[DIRECTIONS FOR THIS TASK]: Retype only what runs from the first line of the listing to the line holding "(3,4) rectangle (910,1380);", both included. Do not retype the pictures.
** begin **
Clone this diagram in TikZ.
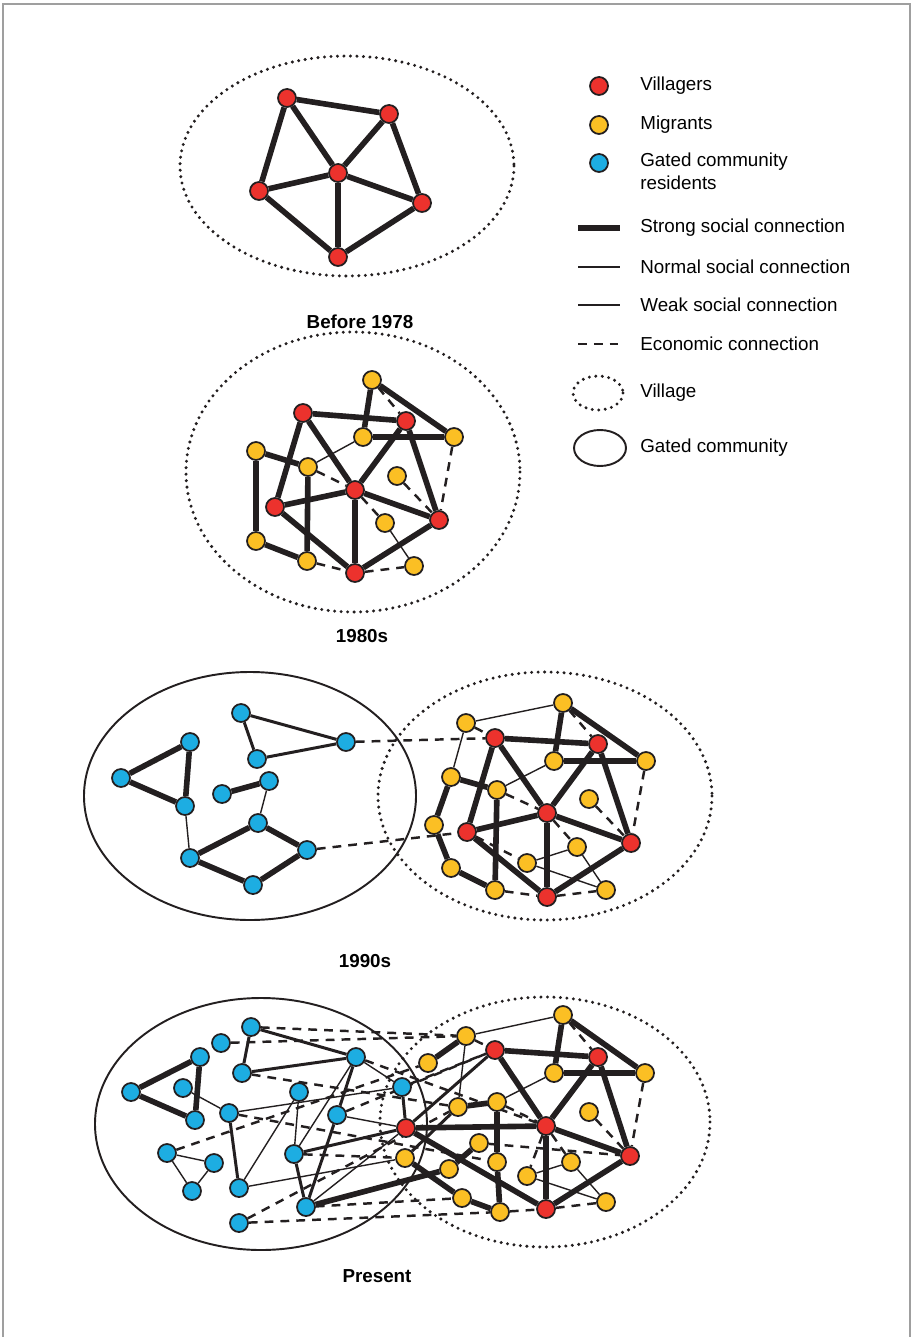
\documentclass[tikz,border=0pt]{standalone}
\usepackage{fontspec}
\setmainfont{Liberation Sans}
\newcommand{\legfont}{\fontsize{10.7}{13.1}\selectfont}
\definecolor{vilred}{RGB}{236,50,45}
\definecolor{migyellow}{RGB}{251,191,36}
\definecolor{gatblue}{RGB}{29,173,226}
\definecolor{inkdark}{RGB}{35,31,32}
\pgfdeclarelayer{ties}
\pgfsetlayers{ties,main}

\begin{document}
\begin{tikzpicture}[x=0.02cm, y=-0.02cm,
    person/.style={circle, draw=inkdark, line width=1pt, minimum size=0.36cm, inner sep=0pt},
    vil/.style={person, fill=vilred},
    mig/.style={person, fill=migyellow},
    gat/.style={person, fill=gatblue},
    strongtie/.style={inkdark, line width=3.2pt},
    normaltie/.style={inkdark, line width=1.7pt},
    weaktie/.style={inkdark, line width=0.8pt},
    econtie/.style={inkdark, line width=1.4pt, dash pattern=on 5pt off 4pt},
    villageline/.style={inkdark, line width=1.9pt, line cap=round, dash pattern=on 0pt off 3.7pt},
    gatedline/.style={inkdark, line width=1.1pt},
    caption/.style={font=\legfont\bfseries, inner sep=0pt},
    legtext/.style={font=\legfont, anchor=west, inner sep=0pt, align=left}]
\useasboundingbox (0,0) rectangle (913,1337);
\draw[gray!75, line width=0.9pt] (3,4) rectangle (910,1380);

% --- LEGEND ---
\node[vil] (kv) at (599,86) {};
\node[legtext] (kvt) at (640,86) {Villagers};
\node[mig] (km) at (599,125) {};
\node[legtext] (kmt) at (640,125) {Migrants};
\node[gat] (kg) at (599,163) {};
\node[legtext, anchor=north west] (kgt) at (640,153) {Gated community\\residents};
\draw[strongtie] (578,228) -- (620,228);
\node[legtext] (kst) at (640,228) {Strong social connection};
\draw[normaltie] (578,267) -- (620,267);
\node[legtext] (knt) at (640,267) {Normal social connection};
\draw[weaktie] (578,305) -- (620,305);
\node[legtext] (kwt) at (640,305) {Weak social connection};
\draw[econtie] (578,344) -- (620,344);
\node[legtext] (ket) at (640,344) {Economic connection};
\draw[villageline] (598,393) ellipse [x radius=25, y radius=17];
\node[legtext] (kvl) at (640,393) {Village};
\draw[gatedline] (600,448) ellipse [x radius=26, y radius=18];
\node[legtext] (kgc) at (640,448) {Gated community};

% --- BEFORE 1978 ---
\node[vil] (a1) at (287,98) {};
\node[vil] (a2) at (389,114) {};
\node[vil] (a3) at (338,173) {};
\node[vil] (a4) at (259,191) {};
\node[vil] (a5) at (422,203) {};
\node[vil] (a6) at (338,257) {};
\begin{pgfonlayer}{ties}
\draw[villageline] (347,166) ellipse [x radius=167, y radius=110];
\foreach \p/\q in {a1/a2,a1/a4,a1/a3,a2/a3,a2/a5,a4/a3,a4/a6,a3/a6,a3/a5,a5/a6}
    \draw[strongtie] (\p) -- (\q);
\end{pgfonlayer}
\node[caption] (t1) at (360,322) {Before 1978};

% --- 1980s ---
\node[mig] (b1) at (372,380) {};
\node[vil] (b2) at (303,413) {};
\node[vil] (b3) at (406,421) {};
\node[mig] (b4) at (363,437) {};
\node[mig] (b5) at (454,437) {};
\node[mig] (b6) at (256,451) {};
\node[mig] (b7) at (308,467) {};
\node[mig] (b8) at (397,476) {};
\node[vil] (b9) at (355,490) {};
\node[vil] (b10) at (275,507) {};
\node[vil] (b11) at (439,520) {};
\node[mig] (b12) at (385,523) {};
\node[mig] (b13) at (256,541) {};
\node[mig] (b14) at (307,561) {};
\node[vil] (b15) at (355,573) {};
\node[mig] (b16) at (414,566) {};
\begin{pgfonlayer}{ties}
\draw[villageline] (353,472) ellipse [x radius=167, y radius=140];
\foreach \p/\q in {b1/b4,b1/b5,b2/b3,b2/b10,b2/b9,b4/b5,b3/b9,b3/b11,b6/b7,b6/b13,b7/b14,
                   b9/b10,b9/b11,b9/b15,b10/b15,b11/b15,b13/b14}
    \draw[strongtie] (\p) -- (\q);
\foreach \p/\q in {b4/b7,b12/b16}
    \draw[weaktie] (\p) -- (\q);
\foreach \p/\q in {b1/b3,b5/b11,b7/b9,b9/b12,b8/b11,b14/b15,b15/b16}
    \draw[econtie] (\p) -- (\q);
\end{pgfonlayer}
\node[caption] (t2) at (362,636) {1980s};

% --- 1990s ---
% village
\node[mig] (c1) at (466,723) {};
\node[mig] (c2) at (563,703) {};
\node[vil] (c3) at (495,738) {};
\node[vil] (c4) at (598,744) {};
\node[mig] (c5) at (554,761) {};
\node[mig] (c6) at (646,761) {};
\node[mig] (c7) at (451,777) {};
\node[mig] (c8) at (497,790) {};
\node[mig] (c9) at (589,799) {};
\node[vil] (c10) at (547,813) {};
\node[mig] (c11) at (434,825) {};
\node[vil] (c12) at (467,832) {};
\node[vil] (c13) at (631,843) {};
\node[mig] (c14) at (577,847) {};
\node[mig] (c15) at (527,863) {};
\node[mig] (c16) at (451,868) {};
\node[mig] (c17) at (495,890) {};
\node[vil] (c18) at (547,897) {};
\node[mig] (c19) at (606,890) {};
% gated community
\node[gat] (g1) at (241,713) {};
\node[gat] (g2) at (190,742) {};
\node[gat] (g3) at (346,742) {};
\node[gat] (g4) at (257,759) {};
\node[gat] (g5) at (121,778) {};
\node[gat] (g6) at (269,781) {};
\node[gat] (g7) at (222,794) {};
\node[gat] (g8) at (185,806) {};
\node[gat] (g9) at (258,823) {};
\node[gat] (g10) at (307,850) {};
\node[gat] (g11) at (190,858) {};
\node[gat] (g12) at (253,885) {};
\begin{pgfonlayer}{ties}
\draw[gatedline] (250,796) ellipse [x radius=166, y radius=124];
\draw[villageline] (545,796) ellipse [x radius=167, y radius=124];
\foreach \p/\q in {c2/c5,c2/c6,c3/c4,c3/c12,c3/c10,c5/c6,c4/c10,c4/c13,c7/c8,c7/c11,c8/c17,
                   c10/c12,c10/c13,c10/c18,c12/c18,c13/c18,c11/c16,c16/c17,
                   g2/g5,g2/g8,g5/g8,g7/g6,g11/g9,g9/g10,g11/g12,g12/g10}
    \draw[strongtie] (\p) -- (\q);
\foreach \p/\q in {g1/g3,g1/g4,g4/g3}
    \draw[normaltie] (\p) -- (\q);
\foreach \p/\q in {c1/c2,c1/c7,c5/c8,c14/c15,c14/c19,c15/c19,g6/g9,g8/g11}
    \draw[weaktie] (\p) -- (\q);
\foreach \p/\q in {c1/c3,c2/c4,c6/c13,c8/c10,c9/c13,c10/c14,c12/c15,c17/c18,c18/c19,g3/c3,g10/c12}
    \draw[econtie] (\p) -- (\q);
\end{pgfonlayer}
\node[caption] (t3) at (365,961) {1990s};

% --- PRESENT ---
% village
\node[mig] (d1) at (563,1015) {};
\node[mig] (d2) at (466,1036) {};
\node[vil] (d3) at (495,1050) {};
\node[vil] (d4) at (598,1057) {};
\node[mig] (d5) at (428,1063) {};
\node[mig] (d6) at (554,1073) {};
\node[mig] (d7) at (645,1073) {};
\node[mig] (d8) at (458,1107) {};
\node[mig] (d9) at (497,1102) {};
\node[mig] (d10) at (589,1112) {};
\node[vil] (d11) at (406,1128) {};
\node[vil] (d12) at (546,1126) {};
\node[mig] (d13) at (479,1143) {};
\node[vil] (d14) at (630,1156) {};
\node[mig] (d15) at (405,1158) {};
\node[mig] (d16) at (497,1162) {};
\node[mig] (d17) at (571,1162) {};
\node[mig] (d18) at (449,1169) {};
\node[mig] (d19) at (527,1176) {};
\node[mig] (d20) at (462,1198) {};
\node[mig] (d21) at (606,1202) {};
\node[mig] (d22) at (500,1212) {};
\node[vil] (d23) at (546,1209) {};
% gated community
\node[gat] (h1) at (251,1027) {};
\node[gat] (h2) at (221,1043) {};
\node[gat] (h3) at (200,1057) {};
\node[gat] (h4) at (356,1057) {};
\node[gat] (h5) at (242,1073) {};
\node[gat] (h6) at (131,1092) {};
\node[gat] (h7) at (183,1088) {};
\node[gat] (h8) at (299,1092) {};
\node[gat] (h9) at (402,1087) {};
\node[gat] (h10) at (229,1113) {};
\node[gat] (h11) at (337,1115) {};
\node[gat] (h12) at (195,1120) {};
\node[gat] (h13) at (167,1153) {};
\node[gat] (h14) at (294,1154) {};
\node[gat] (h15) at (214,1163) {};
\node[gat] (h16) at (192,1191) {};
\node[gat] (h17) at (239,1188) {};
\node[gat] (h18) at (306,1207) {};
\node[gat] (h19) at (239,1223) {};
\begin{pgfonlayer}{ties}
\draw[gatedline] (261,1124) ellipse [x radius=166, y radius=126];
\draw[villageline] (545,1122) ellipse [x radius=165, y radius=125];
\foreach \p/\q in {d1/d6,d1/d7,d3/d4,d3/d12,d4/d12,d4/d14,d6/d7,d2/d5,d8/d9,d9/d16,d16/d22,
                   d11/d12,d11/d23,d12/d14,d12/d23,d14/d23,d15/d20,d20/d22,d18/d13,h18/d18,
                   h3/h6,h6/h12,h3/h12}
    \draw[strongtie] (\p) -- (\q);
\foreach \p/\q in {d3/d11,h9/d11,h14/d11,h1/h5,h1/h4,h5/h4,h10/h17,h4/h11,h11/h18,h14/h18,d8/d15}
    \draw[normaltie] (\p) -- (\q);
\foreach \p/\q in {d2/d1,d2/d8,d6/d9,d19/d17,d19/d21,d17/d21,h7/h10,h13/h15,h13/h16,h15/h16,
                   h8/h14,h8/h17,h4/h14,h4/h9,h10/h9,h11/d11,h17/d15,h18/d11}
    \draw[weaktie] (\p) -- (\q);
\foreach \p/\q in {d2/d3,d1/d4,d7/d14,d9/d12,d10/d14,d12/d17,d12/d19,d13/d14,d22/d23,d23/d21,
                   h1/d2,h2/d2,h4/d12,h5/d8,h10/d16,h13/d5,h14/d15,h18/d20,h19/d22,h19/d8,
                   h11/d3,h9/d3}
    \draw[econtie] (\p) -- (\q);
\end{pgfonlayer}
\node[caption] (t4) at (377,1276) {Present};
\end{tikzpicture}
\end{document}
** end **
[TASK SOLUTION]:
Clone this diagram in TikZ.
\documentclass[tikz,border=0pt]{standalone}
\usepackage{fontspec}
\setmainfont{Liberation Sans}
\newcommand{\legfont}{\fontsize{10.7}{13.1}\selectfont}
\definecolor{vilred}{RGB}{236,50,45}
\definecolor{migyellow}{RGB}{251,191,36}
\definecolor{gatblue}{RGB}{29,173,226}
\definecolor{inkdark}{RGB}{35,31,32}
\pgfdeclarelayer{ties}
\pgfsetlayers{ties,main}

\begin{document}
\begin{tikzpicture}[x=0.02cm, y=-0.02cm,
    person/.style={circle, draw=inkdark, line width=1pt, minimum size=0.36cm, inner sep=0pt},
    vil/.style={person, fill=vilred},
    mig/.style={person, fill=migyellow},
    gat/.style={person, fill=gatblue},
    strongtie/.style={inkdark, line width=3.2pt},
    normaltie/.style={inkdark, line width=1.7pt},
    weaktie/.style={inkdark, line width=0.8pt},
    econtie/.style={inkdark, line width=1.4pt, dash pattern=on 5pt off 4pt},
    villageline/.style={inkdark, line width=1.9pt, line cap=round, dash pattern=on 0pt off 3.7pt},
    gatedline/.style={inkdark, line width=1.1pt},
    caption/.style={font=\legfont\bfseries, inner sep=0pt},
    legtext/.style={font=\legfont, anchor=west, inner sep=0pt, align=left}]
\useasboundingbox (0,0) rectangle (913,1337);
\draw[gray!75, line width=0.9pt] (3,4) rectangle (910,1380);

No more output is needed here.